__Materials provided__.
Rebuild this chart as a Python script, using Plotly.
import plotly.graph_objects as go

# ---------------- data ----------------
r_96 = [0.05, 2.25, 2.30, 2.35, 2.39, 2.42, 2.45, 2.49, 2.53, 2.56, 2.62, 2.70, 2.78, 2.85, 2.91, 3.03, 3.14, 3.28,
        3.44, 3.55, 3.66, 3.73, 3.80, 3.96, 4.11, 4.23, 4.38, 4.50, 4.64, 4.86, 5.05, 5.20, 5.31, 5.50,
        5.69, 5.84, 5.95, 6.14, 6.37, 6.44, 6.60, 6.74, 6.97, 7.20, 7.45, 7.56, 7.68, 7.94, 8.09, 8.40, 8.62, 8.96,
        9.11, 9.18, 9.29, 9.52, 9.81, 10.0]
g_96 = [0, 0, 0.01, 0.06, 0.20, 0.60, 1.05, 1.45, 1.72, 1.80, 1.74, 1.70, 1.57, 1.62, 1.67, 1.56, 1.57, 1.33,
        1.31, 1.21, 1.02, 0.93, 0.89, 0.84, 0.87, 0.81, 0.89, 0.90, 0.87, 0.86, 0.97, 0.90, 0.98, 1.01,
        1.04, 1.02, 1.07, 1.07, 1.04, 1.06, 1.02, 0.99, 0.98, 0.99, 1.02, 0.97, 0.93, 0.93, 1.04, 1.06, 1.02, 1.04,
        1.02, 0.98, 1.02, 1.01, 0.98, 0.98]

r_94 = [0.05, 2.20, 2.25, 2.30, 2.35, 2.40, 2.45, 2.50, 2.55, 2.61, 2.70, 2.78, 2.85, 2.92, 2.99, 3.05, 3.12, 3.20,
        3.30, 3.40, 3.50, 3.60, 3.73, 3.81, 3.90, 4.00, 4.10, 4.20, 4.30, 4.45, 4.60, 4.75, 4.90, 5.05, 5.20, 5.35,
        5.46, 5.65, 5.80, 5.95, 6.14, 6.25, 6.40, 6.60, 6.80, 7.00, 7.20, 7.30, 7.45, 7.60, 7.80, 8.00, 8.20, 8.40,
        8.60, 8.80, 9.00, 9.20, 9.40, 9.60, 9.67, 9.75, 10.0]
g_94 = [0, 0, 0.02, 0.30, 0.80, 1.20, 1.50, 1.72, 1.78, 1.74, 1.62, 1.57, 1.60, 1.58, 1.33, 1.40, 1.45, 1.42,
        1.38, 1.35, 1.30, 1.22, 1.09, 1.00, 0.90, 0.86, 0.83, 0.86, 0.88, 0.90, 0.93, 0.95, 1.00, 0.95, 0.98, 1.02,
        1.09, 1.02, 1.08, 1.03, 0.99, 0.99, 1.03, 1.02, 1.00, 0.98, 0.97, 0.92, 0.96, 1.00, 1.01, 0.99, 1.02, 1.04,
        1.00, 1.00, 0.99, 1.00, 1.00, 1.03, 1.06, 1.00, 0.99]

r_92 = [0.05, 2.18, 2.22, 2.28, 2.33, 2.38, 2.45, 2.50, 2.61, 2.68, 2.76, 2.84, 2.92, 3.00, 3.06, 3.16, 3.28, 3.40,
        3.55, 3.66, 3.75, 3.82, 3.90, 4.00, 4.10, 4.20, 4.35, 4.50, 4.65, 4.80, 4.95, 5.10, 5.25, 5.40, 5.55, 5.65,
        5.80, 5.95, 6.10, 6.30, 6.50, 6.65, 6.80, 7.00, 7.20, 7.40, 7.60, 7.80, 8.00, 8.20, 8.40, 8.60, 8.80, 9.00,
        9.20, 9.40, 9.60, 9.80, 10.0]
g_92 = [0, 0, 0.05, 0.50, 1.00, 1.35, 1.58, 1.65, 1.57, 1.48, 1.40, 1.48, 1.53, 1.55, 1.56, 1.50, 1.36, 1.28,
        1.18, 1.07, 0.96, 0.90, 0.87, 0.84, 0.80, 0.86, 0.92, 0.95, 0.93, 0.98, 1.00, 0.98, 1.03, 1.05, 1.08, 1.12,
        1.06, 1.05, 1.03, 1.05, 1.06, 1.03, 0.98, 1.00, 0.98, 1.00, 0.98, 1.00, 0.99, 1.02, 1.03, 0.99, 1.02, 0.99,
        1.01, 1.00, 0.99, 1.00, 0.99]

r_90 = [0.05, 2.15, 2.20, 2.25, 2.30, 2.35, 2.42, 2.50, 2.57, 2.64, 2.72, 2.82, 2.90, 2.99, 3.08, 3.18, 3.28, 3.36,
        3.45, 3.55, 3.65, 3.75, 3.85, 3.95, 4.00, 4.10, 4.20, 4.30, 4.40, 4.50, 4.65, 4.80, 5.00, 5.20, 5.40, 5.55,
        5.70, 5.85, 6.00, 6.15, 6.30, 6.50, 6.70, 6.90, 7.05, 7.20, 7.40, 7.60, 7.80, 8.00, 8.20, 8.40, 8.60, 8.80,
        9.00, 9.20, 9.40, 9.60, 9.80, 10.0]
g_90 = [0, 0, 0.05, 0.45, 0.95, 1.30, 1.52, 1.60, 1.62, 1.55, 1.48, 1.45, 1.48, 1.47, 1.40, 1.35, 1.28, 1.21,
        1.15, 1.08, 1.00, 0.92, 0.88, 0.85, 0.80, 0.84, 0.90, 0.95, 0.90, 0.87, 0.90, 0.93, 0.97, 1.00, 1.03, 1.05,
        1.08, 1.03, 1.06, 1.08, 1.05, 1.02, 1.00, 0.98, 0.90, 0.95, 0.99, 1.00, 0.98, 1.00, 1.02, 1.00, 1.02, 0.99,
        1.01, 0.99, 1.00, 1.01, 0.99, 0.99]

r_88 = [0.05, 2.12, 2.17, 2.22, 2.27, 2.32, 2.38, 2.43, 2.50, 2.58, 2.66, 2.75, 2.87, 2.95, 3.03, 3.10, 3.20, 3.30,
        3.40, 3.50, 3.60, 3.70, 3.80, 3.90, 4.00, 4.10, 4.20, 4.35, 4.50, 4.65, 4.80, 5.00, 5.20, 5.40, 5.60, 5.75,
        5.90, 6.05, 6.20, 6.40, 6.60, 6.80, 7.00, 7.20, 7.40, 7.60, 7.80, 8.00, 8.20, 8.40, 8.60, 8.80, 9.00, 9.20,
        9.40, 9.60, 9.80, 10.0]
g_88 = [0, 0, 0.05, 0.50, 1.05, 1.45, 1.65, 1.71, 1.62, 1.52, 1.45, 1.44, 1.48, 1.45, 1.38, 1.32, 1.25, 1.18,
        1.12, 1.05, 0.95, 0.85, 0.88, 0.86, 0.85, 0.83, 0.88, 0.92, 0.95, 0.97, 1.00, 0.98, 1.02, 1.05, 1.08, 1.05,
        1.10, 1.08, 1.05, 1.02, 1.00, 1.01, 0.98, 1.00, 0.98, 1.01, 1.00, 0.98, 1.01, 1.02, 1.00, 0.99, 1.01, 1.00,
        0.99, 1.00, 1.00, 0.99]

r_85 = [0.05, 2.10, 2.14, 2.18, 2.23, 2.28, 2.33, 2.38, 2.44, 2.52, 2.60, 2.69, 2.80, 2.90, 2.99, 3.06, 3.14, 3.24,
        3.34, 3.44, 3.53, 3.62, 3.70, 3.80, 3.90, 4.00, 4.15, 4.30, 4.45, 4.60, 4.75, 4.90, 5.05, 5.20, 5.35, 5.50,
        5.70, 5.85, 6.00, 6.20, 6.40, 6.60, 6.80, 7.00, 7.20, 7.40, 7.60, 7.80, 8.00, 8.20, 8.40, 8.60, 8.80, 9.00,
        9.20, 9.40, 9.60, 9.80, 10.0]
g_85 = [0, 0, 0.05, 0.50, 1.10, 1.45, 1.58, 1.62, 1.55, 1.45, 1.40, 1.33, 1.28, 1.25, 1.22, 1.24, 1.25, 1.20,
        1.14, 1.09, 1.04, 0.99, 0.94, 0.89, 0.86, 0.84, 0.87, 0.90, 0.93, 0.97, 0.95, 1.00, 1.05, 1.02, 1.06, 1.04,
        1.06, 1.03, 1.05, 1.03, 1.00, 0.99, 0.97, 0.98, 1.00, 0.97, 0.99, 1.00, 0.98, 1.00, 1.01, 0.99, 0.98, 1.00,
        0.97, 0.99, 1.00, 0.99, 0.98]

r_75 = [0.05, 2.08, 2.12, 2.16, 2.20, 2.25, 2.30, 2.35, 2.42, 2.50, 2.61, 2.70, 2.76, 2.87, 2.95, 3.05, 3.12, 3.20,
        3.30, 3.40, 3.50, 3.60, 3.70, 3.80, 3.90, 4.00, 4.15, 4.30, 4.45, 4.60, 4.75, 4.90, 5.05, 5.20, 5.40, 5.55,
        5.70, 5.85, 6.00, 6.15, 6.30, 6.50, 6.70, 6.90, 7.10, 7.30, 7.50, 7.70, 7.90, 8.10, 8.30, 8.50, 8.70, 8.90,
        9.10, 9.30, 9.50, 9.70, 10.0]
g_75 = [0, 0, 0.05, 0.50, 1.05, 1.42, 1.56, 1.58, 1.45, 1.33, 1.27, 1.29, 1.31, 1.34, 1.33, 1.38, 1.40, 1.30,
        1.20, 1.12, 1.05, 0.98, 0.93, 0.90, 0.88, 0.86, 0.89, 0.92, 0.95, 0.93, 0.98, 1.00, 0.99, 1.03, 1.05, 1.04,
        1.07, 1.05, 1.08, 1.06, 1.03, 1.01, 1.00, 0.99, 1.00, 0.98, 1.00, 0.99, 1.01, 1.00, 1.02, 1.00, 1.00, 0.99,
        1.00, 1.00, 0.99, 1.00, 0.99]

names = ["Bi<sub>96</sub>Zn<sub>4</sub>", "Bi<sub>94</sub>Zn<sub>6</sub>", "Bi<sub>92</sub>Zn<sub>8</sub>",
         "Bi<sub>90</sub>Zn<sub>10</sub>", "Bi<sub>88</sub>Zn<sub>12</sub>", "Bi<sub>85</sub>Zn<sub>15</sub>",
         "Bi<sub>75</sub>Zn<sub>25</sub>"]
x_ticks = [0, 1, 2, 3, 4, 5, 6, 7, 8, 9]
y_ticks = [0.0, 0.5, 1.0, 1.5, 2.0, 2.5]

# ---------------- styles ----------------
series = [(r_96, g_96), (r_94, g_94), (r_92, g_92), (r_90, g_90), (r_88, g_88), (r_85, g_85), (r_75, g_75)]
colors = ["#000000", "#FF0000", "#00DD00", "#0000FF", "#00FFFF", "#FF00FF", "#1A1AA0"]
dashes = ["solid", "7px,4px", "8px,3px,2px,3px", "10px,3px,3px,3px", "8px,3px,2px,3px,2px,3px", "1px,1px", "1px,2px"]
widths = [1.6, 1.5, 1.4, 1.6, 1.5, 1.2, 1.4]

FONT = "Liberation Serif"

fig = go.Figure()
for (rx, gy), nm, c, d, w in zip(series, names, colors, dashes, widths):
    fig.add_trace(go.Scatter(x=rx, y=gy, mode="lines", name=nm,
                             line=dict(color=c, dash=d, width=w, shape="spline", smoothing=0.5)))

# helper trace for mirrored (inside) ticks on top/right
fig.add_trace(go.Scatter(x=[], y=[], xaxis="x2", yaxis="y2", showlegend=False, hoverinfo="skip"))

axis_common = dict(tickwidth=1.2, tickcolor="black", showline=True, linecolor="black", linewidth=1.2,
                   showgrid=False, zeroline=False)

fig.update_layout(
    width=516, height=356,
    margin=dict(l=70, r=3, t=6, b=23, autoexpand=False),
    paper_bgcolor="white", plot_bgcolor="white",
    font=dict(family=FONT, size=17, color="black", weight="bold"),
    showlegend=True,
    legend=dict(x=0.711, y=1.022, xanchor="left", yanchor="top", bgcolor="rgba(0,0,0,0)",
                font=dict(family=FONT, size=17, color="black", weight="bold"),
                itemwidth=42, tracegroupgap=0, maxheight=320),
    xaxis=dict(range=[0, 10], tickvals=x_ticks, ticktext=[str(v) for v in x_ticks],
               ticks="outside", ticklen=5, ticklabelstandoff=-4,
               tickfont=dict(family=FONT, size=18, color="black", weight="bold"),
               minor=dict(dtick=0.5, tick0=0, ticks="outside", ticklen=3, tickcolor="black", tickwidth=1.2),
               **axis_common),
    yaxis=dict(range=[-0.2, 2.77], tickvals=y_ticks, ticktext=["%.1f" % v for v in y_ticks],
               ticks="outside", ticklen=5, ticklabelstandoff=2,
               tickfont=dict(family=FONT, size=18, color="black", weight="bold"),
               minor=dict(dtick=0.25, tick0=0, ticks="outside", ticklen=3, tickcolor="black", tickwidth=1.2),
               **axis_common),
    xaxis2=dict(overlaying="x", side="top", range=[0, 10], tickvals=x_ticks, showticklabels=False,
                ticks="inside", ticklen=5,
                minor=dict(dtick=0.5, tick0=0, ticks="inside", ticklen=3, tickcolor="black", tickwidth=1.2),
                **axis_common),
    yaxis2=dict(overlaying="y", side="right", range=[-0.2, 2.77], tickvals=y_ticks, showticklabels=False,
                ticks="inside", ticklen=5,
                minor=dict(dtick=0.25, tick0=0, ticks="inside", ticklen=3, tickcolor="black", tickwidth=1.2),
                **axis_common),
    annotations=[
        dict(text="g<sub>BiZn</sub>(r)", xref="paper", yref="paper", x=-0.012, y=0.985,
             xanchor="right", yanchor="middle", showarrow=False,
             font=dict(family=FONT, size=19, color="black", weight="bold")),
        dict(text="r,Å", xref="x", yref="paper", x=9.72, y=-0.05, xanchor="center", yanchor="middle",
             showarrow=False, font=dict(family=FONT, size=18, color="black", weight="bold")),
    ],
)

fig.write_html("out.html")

---

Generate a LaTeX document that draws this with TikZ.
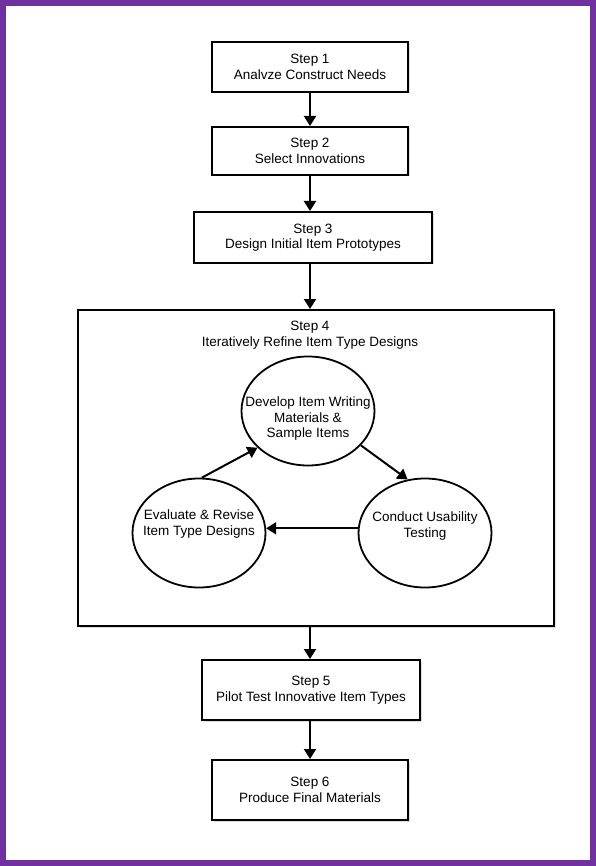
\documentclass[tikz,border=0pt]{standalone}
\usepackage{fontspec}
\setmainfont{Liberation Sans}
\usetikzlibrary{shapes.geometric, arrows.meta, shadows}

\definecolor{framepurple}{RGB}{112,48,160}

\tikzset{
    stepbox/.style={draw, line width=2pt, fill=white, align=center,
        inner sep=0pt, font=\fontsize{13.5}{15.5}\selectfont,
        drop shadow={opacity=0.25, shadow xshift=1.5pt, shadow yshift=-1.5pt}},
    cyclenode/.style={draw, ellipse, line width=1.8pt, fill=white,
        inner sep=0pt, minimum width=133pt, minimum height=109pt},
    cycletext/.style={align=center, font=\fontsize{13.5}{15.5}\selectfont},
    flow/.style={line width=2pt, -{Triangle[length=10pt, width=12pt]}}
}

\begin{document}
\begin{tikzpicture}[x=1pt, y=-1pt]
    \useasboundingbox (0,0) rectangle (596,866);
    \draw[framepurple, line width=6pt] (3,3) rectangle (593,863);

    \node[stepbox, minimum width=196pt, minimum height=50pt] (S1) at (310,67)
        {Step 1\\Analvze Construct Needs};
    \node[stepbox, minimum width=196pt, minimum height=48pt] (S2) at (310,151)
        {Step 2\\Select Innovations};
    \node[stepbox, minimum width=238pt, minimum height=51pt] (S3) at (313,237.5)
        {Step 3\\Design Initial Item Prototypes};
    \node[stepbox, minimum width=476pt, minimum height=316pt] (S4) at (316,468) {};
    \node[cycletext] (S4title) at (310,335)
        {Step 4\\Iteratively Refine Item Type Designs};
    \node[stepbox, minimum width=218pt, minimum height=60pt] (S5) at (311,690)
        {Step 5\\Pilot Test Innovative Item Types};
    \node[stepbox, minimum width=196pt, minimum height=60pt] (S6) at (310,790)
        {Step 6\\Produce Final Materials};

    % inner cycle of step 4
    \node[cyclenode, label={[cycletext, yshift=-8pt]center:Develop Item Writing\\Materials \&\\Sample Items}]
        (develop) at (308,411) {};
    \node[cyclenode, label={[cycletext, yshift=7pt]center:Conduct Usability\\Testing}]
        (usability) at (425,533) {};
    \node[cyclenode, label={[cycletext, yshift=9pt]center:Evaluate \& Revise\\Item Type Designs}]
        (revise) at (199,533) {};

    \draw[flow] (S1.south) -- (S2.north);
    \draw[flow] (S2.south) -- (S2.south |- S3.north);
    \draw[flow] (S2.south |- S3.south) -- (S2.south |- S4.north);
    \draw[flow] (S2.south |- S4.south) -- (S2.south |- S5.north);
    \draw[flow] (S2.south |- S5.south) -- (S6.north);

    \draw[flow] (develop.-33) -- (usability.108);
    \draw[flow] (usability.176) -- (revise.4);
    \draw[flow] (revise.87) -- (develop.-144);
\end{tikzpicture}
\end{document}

__What to work on__. Exactly reproduce the lines from the line holding "Generate a LaTeX" through the line holding "(revise) at (199,533)", and only those; pictures are to be left out.

__Written response__.
Generate a LaTeX document that draws this with TikZ.
\documentclass[tikz,border=0pt]{standalone}
\usepackage{fontspec}
\setmainfont{Liberation Sans}
\usetikzlibrary{shapes.geometric, arrows.meta, shadows}

\definecolor{framepurple}{RGB}{112,48,160}

\tikzset{
    stepbox/.style={draw, line width=2pt, fill=white, align=center,
        inner sep=0pt, font=\fontsize{13.5}{15.5}\selectfont,
        drop shadow={opacity=0.25, shadow xshift=1.5pt, shadow yshift=-1.5pt}},
    cyclenode/.style={draw, ellipse, line width=1.8pt, fill=white,
        inner sep=0pt, minimum width=133pt, minimum height=109pt},
    cycletext/.style={align=center, font=\fontsize{13.5}{15.5}\selectfont},
    flow/.style={line width=2pt, -{Triangle[length=10pt, width=12pt]}}
}

\begin{document}
\begin{tikzpicture}[x=1pt, y=-1pt]
    \useasboundingbox (0,0) rectangle (596,866);
    \draw[framepurple, line width=6pt] (3,3) rectangle (593,863);

    \node[stepbox, minimum width=196pt, minimum height=50pt] (S1) at (310,67)
        {Step 1\\Analvze Construct Needs};
    \node[stepbox, minimum width=196pt, minimum height=48pt] (S2) at (310,151)
        {Step 2\\Select Innovations};
    \node[stepbox, minimum width=238pt, minimum height=51pt] (S3) at (313,237.5)
        {Step 3\\Design Initial Item Prototypes};
    \node[stepbox, minimum width=476pt, minimum height=316pt] (S4) at (316,468) {};
    \node[cycletext] (S4title) at (310,335)
        {Step 4\\Iteratively Refine Item Type Designs};
    \node[stepbox, minimum width=218pt, minimum height=60pt] (S5) at (311,690)
        {Step 5\\Pilot Test Innovative Item Types};
    \node[stepbox, minimum width=196pt, minimum height=60pt] (S6) at (310,790)
        {Step 6\\Produce Final Materials};

    % inner cycle of step 4
    \node[cyclenode, label={[cycletext, yshift=-8pt]center:Develop Item Writing\\Materials \&\\Sample Items}]
        (develop) at (308,411) {};
    \node[cyclenode, label={[cycletext, yshift=7pt]center:Conduct Usability\\Testing}]
        (usability) at (425,533) {};
    \node[cyclenode, label={[cycletext, yshift=9pt]center:Evaluate \& Revise\\Item Type Designs}]
        (revise) at (199,533) {};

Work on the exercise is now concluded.